医療従事者は長時間勤務や不規則なシフトの中で、身体的な負担が非常に大きい職種です。特に長時間にわたる立ち仕事や同じ姿勢を続けることは、筋骨格系トラブルのリスクを高め、腰痛や肩こり、手首の痛みなど様々な症状を引き起こします。
本コラムでは、医療従事者自身が健康を維持するために知っておきたい、長時間勤務に伴う筋骨格系トラブルの原因と、効果的なストレッチおよび姿勢改善法について、エビデンスに基づいて解説します。
医療従事者の筋骨格系トラブルは非常に一般的で、腰痛は職業病ともいえるほど多く報告されています。
長時間同じ姿勢でいることや過度の身体的負担は、筋肉の緊張や血流障害を引き起こし、筋骨格系の痛みや炎症につながります。
また、夜勤やシフト勤務による疲労蓄積も症状の悪化要因です。
・不良姿勢
長時間のデスクワークや立ち仕事により、背中や腰、首に負担がかかります。特に猫背や前傾姿勢は、筋肉や関節に過剰なストレスを与えます。
・筋力低下・柔軟性の減少
身体のアンバランスや筋力低下は姿勢不良を助長し、トラブルの温床となります。
・休息不足・疲労蓄積
十分な休息が取れない環境は、回復力を低下させ筋骨格系トラブルを長引かせます。
適切なストレッチは、筋肉の緊張緩和と血流改善に効果的であり、筋骨格系トラブルの軽減に寄与します。
・肩甲骨周囲のストレッチ
肩こりや首の痛みの緩和に有効です。肩を回す、肩甲骨を寄せる動作を取り入れましょう。
・胸郭のストレッチ
長時間の前傾姿勢で硬くなりやすい胸の筋肉を伸ばすことで、姿勢改善を促します。
・腰背部のストレッチ
腰痛の予防・改善に役立ちます。

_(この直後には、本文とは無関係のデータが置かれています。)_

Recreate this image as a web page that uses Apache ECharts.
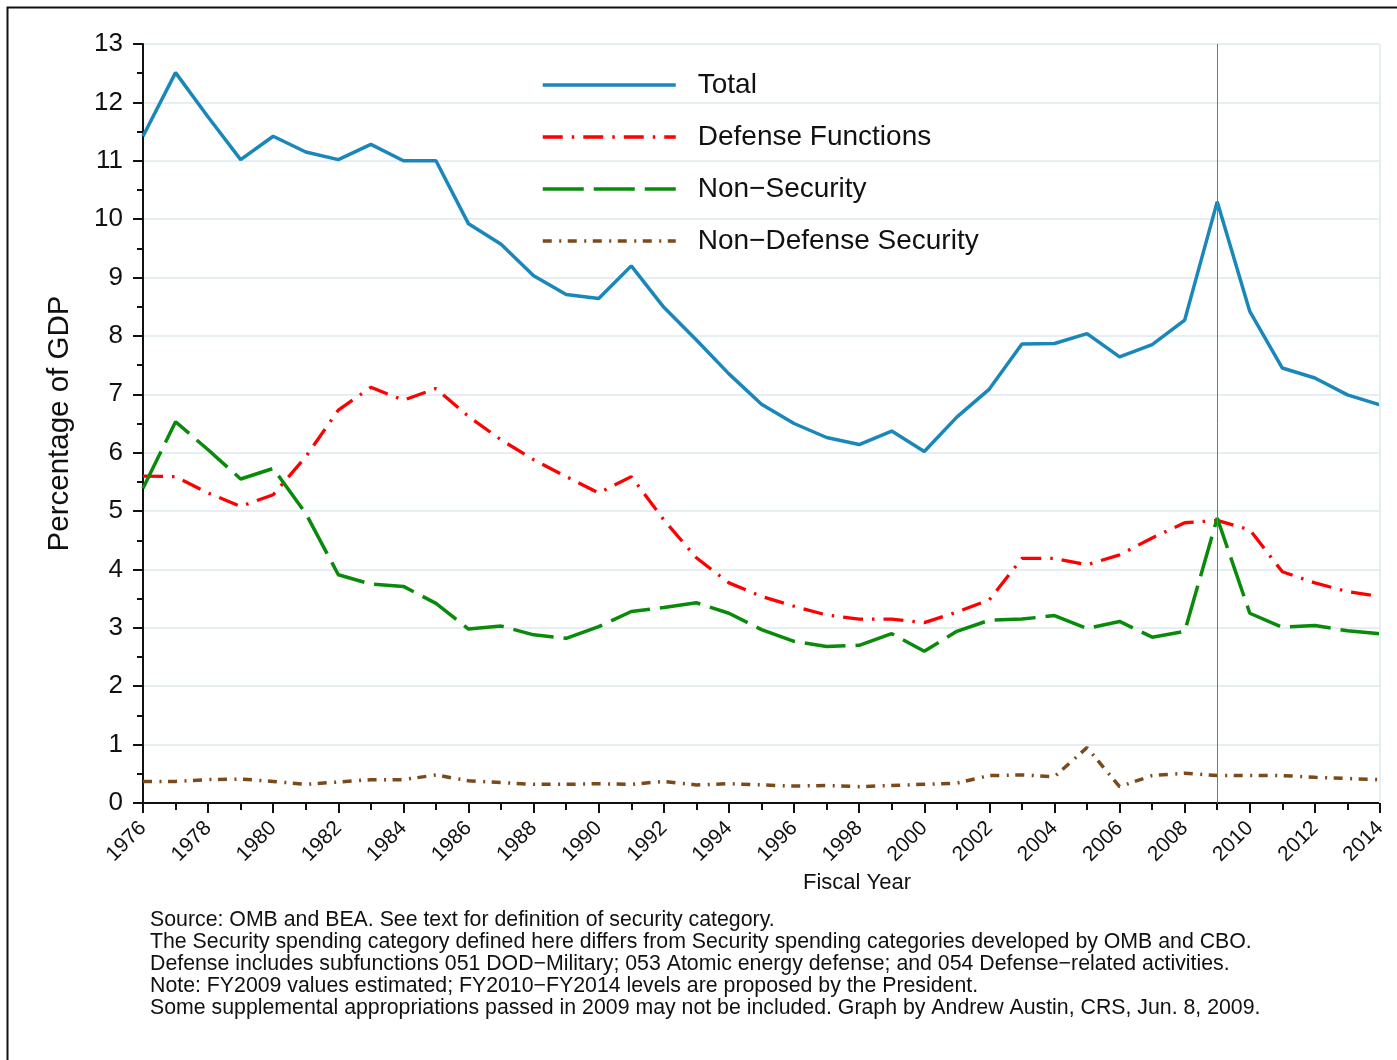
<!DOCTYPE html>
<html>
<head>
<meta charset="utf-8">
<script src="https://cdn.jsdelivr.net/npm/echarts@6/dist/echarts.min.js"></script>
<style>
html,body{margin:0;padding:0;background:#fff;}
#chart{width:1397px;height:1060px;}
</style>
</head>
<body>
<div id="chart"></div>
<script>
const years = [1976,1977,1978,1979,1980,1981,1982,1983,1984,1985,1986,1987,1988,1989,1990,1991,1992,1993,1994,1995,1996,1997,1998,1999,2000,2001,2002,2003,2004,2005,2006,2007,2008,2009,2010,2011,2012,2013,2014];
const total = [11.42,12.51,11.75,11.02,11.42,11.15,11.02,11.28,11.0,11.0,9.92,9.57,9.03,8.71,8.64,9.2,8.49,7.93,7.35,6.83,6.5,6.26,6.14,6.37,6.02,6.61,7.09,7.86,7.87,8.04,7.64,7.85,8.27,10.3,8.42,7.45,7.28,6.99,6.82];
const defense = [5.6,5.59,5.31,5.08,5.28,5.93,6.73,7.12,6.9,7.1,6.62,6.22,5.88,5.59,5.31,5.59,4.85,4.2,3.77,3.54,3.37,3.22,3.15,3.15,3.09,3.27,3.48,4.19,4.19,4.08,4.25,4.54,4.8,4.84,4.68,3.96,3.77,3.62,3.54];
const nonSecurity = [5.39,6.53,6.05,5.55,5.73,4.96,3.91,3.75,3.71,3.42,2.98,3.03,2.88,2.82,3.02,3.28,3.35,3.43,3.25,2.97,2.77,2.68,2.7,2.9,2.6,2.94,3.13,3.15,3.21,2.99,3.11,2.84,2.94,4.88,3.25,3.01,3.04,2.95,2.9];
const nonDefenseSecurity = [0.37,0.37,0.4,0.41,0.37,0.32,0.36,0.4,0.4,0.48,0.38,0.35,0.32,0.32,0.33,0.32,0.37,0.31,0.33,0.31,0.29,0.3,0.28,0.3,0.32,0.34,0.47,0.48,0.45,0.95,0.28,0.47,0.51,0.47,0.47,0.47,0.44,0.42,0.4];
const seriesNames = ['Total','Defense Functions','Non\u2212Security','Non\u2212Defense Security'];
const footnote = [
 'Source: OMB and BEA. See text for definition of security category.',
 'The Security spending category defined here differs from Security spending categories developed by OMB and CBO.',
 'Defense includes subfunctions 051 DOD\u2212Military; 053 Atomic energy defense; and 054 Defense\u2212related activities.',
 'Note: FY2009 values estimated; FY2010\u2212FY2014 levels are proposed by the President.',
 'Some supplemental appropriations passed in 2009 may not be included. Graph by Andrew Austin, CRS, Jun. 8, 2009.'
];
const FONT = '"Liberation Sans", Arial, Helvetica, sans-serif';

function pairs(arr){ return years.map((y,i)=>[y,arr[i]]); }

const chart = echarts.init(document.getElementById('chart'), null, {renderer:'canvas'});
chart.setOption({
  animation:false,
  backgroundColor:'#fff',
  textStyle:{fontFamily:FONT},
  grid:{left:143,right:17,top:44,bottom:257,containLabel:false},
  legend:{
    orient:'vertical', left:536, top:66,
    itemWidth:133, itemHeight:30, itemGap:24,
    itemStyle:{opacity:0},
    lineStyle:{width:3.5},
    textStyle:{fontFamily:FONT,fontSize:28,color:'#111',padding:[0,0,0,17]},
    data:seriesNames
  },
  xAxis:{
    type:'value', min:1976, max:2014, interval:2,
    axisLine:{show:true,lineStyle:{color:'#111',width:2}},
    axisTick:{show:true,length:10,lineStyle:{color:'#111',width:2}},
    minorTick:{show:true,splitNumber:2,length:7,lineStyle:{color:'#111',width:2}},
    splitLine:{show:false},
    axisLabel:{rotate:45,fontSize:21,color:'#111',fontFamily:FONT,margin:22,formatter:v=>String(v)}
  },
  yAxis:{
    type:'value', min:0, max:13, interval:1,
    name:'Percentage of GDP', nameLocation:'middle', nameGap:68,
    nameTextStyle:{fontSize:29.5,color:'#111',fontFamily:FONT},
    axisLine:{show:true,lineStyle:{color:'#111',width:2}},
    axisTick:{show:true,length:10,lineStyle:{color:'#111',width:2}},
    minorTick:{show:true,splitNumber:2,length:6,lineStyle:{color:'#111',width:2}},
    splitLine:{show:true,lineStyle:{color:'#e6eef1',width:2}},
    axisLabel:{fontSize:26,color:'#111',fontFamily:FONT,margin:20}
  },
  series:[
    {name:seriesNames[0],type:'line',data:pairs(total),symbol:'none',
     lineStyle:{color:'#1a87ba',width:3.5},itemStyle:{color:'#1a87ba'},
     markLine:{silent:true,symbol:'none',label:{show:false},
       data:[{xAxis:2009,lineStyle:{color:'#777',width:1,type:'solid'}},
             {xAxis:2014,lineStyle:{color:'#e6eef1',width:2,type:'solid'}}]}},
    {name:seriesNames[1],type:'line',data:pairs(defense),symbol:'none',
     lineStyle:{color:'#ff0000',width:3.3,type:[20,9,2.5,9]},itemStyle:{color:'#ff0000'}},
    {name:seriesNames[2],type:'line',data:pairs(nonSecurity),symbol:'none',
     lineStyle:{color:'#0a8a0a',width:3.5,type:[41,10]},itemStyle:{color:'#0a8a0a'}},
    {name:seriesNames[3],type:'line',data:pairs(nonDefenseSecurity),symbol:'none',
     lineStyle:{color:'#7b4a1b',width:3.5,type:[9,7.5,2,6.5]},itemStyle:{color:'#7b4a1b'}}
  ],
  graphic:[
    {type:'rect',left:5,top:5,shape:{width:1500,height:1200},style:{fill:null,stroke:'#111',lineWidth:2},silent:true,z:-1},
    {type:'text',left:803,top:872,style:{text:'Fiscal Year',font:'22px '+FONT,fill:'#111'}},
    {type:'text',left:150,top:909,style:{text:footnote.join('\n'),font:'21.3px '+FONT,lineHeight:22,fill:'#111'}}
  ]
});
</script>
</body>
</html>
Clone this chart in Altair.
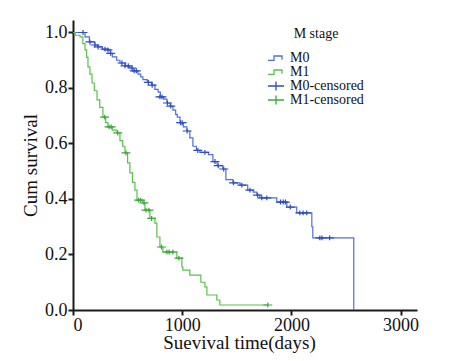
import altair as alt
import pandas as pd

# Kaplan-Meier step points (days, cumulative survival)
m0_time = [0, 110, 150, 200, 225, 270, 310, 340, 360, 400, 430, 480, 520, 550, 595, 620, 640, 680,
           720, 750, 780, 800, 830, 860, 890, 915, 940, 955, 980, 1010, 1043, 1070, 1098, 1130,
           1162, 1240, 1281, 1320, 1372, 1400, 1464, 1530, 1600, 1650, 1683, 1711, 1866, 1958,
           2049, 2187, 2196, 2571]
m0_surv = [1.0, 0.984, 0.966, 0.955, 0.948, 0.94, 0.937, 0.925, 0.912, 0.9, 0.89, 0.88, 0.872,
           0.862, 0.85, 0.84, 0.83, 0.82, 0.81, 0.795, 0.785, 0.768, 0.76, 0.746, 0.735, 0.72,
           0.705, 0.695, 0.675, 0.66, 0.645, 0.62, 0.59, 0.575, 0.568, 0.56, 0.535, 0.52, 0.508,
           0.47, 0.458, 0.45, 0.432, 0.425, 0.414, 0.404, 0.389, 0.371, 0.35, 0.30, 0.26, 0.0]

m1_time = [0, 20, 64, 90, 110, 125, 137, 155, 174, 195, 220, 245, 274, 300, 320, 360, 403, 430,
           455, 476, 500, 521, 545, 567, 586, 640, 659, 704, 750, 768, 796, 823, 951, 997, 1006,
           1070, 1171, 1208, 1226, 1317, 1345, 1784]
m1_surv = [1.0, 0.99, 0.984, 0.96, 0.937, 0.91, 0.876, 0.85, 0.818, 0.79, 0.757, 0.73, 0.695,
           0.675, 0.66, 0.648, 0.638, 0.61, 0.59, 0.566, 0.53, 0.494, 0.46, 0.432, 0.396, 0.386,
           0.36, 0.33, 0.313, 0.263, 0.227, 0.209, 0.187, 0.155, 0.144, 0.126, 0.10, 0.083,
           0.054, 0.036, 0.018, 0.018]

# Censored observations
m0_cens_time = [92, 155, 201, 230, 293, 320, 345, 448, 476, 506, 540, 560, 580, 690, 725, 796,
                815, 865, 895, 985, 1000, 1045, 1143, 1208, 1300, 1330, 1380, 1470, 1546, 1620,
                1690, 1729, 1775, 1900, 1925, 1945, 1990, 2077, 2107, 2140, 2260, 2280, 2350]
m0_cens_surv = [1.0, 0.966, 0.955, 0.948, 0.94, 0.937, 0.925, 0.89, 0.88, 0.88, 0.872, 0.862,
                0.862, 0.82, 0.81, 0.768, 0.768, 0.746, 0.735, 0.675, 0.675, 0.645, 0.575,
                0.568, 0.535, 0.52, 0.508, 0.458, 0.45, 0.432, 0.414, 0.404, 0.404, 0.389,
                0.389, 0.389, 0.371, 0.35, 0.35, 0.35, 0.26, 0.26, 0.26]

m1_cens_time = [290, 330, 350, 410, 485, 600, 620, 650, 668, 695, 720, 810, 860, 880, 915, 970, 1784]
m1_cens_surv = [0.695, 0.66, 0.66, 0.638, 0.566, 0.396, 0.396, 0.386, 0.36, 0.36, 0.33, 0.227,
                0.209, 0.209, 0.209, 0.187, 0.018]

series_names = ["M0", "M1", "M0-censored", "M1-censored"]
series_colors = ["#4f6fd6", "#5cbf4c", "#2f4fbf", "#3aa83a"]

step_path = "M-2,0.6L-0.5,0.6L-0.5,-0.5L1.5,-0.5L1.5,0.45"
plus_path = "M-2,0L2,0M0,-1.1L0,1.1"
series_shapes = [step_path, step_path, plus_path, plus_path]

lines = pd.concat([
    pd.DataFrame({"time": m0_time, "surv": m0_surv, "series": "M0"}),
    pd.DataFrame({"time": m1_time, "surv": m1_surv, "series": "M1"}),
])
cens = pd.concat([
    pd.DataFrame({"time": m0_cens_time, "surv": m0_cens_surv, "series": "M0-censored"}),
    pd.DataFrame({"time": m1_cens_time, "surv": m1_cens_surv, "series": "M1-censored"}),
])

FONT = "Liberation Serif"

x_enc = alt.X("time:Q",
              scale=alt.Scale(domain=[0, 3150], nice=False),
              axis=alt.Axis(values=[0, 1000, 2000, 3000], format="d",
                            title="Suevival time(days)", titleX=166, titleY=23))
y_enc = alt.Y("surv:Q",
              scale=alt.Scale(domain=[0, 1.045], nice=False),
              axis=alt.Axis(values=[0, 0.2, 0.4, 0.6, 0.8, 1.0], format=".1f",
                            title="Cum survival", titlePadding=4))

color_scale = alt.Scale(domain=series_names, range=series_colors)
shape_scale = alt.Scale(domain=series_names, range=series_shapes)


def legend():
    return alt.Legend(title="M stage", orient="none", legendX=196, legendY=7)


line_layer = alt.Chart(lines).mark_line(interpolate="step-after", strokeWidth=1.2).encode(
    x=x_enc, y=y_enc,
    color=alt.Color("series:N", scale=color_scale, legend=legend()),
)

point_layer = alt.Chart(cens).mark_point(filled=False, size=20, strokeWidth=1.2, opacity=1).encode(
    x=x_enc, y=y_enc,
    color=alt.Color("series:N", scale=color_scale, legend=legend()),
    shape=alt.Shape("series:N", scale=shape_scale, legend=legend()),
)

chart = alt.layer(line_layer, point_layer).properties(
    width=344, height=290,
    autosize=alt.AutoSizeParams(type="none"),
    padding={"left": 65, "top": 12, "right": 32, "bottom": 43},
    background="white",
).configure_view(stroke=None).configure_axis(
    grid=False,
    domainColor="#1a1a1a", domainWidth=2,
    tickColor="#1a1a1a", tickWidth=2, tickSize=5,
    labelFont=FONT, labelFontSize=18, labelColor="#111111", labelPadding=1,
    titleFont=FONT, titleFontSize=19, titleFontWeight="normal", titleColor="#111111",
).configure_legend(
    titleFont=FONT, titleFontSize=14, titleFontWeight="normal", titleColor="#111111",
    titleAnchor="middle", titlePadding=10,
    labelFont=FONT, labelFontSize=14, labelColor="#111111", labelOffset=7,
    symbolSize=64, symbolStrokeWidth=1.3, rowPadding=-1, symbolFillColor="transparent",
)

chart.save("out.html", embed_options={"renderer": "svg", "actions": False})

前屈や腰回し運動を日常に取り入れましょう。
ストレッチの実施タイミング
勤務中の休憩時間や、勤務開始前後に数分間行うことが推奨されます。
・正しい立位姿勢
頭からかかとまでが一直線になるよう意識し、骨盤を立てて腹筋に力を入れます。
・座位姿勢の注意点
骨盤を立てて座り、背もたれを使いすぎないこと。パソコン作業時はモニターの高さにも注意しましょう。
・体幹の筋力強化
体幹筋は姿勢保持に重要な役割を担っています。簡単な体幹トレーニングを習慣化しましょう。
勤務前のストレッチルーティンを作る、勤務中にこまめに姿勢を変える工夫をする、可能であれば専門職による姿勢評価を受けることも効果的です。
職場での健康管理プログラムに積極的に参加し、セルフケアと組織の支援を両立させましょう。
医療従事者は長時間勤務による筋骨格系トラブルのリスクが高く、これらの問題は業務効率や生活の質にも影響を及ぼします。
エビデンスに基づいたストレッチと姿勢改善法を日常に取り入れることで、症状の軽減と予防が期待できます。
自身の健康を守るためにも、適切な対策を継続して実践していきましょう。